J’ai observé que ces glaces courbées sont plus cassantes que les glaces ordinaires : la seconde fusion ou demi-fusion que le verre éprouve pour se courber est peut-être la cause de cet effet, d’autant que, pour prendre la forme sphérique, il est nécessaire qu’il s’étende inégalement dans chacune de ses parties, et que leur adhérence entre elles change dans des proportions inégales, et même différentes, pour chaque point de la courbe, relativement au plan horizontal de la glace, qui s’abaisse successivement pour prendre la courbure sphérique.

En général, le verre a du ressort et peut plier sans se casser d’environ 1 pouce par pied, surtout quand il est mince ; je l’ai même éprouvé sur des glaces de 2 et 3 lignes d’épaisseur et de 5 pieds de hauteur. On peut les faire plier de plus de 4 pouces sans les rompre, surtout en ne les comprimant qu’en un sens ; mais si on les courbe en deux sens à la fois, comme pour produire une surface sphérique, elles cassent à moins de 1/2 pouce par pied sous cette double flexion : la glace inférieure de ces lentilles à l’eau obéissant donc à la pression causée par le poids de l’eau, elle cassera ou prendra une plus forte courbure, à moins qu’elle ne soit fort épaisse ou qu’elle ne soit soutenue par une croix de fer, ce qui fait ombre au foyer et rend désagréable l’aspect de ce miroir.

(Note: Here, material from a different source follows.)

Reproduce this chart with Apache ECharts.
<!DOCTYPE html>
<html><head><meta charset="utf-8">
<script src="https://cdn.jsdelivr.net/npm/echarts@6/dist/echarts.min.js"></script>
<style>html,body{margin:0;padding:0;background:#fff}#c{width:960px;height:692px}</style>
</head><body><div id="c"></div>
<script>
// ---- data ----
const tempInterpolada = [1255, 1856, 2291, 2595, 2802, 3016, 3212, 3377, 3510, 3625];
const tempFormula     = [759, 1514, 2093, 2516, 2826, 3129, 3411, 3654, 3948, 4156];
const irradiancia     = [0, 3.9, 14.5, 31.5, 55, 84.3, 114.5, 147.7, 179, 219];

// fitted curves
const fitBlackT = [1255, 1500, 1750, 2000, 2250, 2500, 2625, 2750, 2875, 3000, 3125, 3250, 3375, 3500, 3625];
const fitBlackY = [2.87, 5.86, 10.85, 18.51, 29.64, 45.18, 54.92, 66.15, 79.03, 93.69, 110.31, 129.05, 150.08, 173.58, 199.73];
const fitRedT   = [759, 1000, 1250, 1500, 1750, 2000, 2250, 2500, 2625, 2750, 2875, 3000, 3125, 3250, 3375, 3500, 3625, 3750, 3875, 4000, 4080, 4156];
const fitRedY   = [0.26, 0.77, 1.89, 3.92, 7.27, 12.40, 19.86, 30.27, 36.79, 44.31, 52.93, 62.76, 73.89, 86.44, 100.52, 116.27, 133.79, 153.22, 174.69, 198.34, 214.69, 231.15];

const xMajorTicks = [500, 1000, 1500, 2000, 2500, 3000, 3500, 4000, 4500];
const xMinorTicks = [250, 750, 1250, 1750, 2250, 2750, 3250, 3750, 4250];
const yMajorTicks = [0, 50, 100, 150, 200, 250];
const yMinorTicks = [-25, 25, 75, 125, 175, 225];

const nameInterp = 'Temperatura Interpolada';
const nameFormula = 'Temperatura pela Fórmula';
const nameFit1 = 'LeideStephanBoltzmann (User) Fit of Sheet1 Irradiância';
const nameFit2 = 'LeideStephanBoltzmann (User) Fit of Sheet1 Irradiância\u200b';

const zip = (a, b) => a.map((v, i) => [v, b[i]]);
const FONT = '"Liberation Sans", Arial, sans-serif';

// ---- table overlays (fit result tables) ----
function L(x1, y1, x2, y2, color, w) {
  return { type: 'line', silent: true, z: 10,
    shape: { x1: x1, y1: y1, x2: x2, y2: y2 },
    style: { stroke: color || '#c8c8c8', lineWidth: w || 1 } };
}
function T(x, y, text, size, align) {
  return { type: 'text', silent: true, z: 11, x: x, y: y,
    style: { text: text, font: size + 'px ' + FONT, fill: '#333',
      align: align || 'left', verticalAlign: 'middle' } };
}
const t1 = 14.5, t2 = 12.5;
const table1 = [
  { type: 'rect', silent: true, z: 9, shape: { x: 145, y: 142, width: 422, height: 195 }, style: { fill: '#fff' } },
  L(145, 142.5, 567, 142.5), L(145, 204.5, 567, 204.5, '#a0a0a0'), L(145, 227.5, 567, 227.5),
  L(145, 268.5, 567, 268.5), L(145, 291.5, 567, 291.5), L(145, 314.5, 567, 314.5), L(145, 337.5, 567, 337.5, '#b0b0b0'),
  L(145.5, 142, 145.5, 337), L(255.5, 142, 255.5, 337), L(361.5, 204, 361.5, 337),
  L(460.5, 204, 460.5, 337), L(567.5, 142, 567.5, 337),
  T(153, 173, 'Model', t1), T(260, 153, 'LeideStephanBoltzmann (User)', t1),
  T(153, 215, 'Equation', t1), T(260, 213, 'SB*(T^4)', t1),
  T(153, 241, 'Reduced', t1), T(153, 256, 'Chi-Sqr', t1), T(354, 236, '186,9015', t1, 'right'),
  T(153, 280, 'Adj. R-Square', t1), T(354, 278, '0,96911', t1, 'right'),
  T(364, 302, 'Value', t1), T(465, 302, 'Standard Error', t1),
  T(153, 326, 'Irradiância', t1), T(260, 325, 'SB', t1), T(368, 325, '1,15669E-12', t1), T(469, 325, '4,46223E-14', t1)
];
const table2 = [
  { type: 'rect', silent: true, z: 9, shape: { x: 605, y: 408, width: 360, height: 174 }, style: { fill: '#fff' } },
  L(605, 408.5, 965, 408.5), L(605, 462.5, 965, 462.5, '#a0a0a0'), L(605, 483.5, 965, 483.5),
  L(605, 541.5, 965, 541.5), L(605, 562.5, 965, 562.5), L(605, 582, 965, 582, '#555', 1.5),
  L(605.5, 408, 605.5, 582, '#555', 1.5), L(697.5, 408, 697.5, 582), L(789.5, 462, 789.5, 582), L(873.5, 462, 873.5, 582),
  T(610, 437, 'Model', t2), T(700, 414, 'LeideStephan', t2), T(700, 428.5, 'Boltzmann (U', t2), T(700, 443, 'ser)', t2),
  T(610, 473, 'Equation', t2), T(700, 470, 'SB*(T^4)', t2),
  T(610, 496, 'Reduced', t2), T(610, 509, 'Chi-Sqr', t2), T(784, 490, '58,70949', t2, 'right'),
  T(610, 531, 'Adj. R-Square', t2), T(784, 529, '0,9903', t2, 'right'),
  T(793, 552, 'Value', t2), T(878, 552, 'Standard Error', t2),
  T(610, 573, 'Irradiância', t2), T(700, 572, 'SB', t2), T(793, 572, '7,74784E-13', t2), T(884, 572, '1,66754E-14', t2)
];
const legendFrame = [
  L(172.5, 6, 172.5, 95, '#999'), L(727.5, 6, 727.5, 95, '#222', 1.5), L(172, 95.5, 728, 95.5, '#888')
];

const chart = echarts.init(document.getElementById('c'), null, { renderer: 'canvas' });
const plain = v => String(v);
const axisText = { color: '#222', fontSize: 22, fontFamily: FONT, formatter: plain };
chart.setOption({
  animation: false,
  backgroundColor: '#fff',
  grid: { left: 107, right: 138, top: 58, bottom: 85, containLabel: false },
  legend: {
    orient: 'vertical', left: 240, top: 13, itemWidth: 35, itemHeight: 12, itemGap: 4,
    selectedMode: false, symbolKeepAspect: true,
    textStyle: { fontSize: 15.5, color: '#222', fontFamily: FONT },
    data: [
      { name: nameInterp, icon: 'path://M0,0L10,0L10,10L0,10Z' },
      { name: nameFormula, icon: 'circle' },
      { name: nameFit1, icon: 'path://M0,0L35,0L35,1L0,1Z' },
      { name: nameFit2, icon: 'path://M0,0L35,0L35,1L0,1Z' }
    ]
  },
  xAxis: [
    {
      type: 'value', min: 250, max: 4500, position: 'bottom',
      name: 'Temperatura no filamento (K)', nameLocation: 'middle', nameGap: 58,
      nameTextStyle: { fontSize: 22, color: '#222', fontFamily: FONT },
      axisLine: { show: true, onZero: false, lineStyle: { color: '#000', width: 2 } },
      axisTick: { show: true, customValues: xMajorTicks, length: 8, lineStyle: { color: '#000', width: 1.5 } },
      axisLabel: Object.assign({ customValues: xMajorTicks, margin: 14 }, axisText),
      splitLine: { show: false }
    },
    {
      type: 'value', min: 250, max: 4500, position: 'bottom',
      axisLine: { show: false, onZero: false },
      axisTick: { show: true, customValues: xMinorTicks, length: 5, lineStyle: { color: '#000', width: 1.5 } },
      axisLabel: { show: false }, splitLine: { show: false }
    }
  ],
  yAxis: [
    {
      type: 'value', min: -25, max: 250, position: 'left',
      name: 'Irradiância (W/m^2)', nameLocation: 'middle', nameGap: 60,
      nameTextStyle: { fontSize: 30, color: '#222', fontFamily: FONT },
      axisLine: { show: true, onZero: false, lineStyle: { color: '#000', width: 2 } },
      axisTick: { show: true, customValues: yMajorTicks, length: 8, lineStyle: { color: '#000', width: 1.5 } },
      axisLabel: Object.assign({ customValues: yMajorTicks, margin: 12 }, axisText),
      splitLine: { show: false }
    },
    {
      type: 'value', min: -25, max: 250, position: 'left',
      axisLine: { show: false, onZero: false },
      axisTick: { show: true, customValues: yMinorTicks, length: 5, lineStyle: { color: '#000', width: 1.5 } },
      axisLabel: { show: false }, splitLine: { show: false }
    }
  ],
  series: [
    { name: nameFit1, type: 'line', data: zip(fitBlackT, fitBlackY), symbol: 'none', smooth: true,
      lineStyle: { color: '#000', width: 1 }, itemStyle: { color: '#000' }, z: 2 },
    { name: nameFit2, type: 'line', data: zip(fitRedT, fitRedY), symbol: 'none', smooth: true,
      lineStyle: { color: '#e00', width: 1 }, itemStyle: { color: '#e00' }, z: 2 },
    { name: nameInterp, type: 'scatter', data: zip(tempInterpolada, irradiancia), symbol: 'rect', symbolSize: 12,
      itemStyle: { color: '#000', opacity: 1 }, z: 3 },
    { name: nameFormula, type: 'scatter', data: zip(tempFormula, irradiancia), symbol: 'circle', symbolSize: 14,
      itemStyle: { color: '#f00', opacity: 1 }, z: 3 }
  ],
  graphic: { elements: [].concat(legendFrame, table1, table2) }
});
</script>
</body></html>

D’ailleurs le foyer de ces lentilles à l’eau n’est jamais franc, ni bien terminé, ni réduit à sa plus petite étendue : les différentes réfractions que souffre la lumière en passant du verre dans l’eau, et de l’eau dans le verre, causent une aberration des rayons beaucoup plus grande qu’elle ne l’est par une réfraction simple dans les loupes de verre massif. Tous ces inconvénients m’ont fait tourner mes vues sur les moyens de perfectionner les lentilles de verre, et je crois avoir enfin trouvé tout ce qu’on peut faire de mieux en ce genre, comme je l’expliquerai dans les paragraphes suivants.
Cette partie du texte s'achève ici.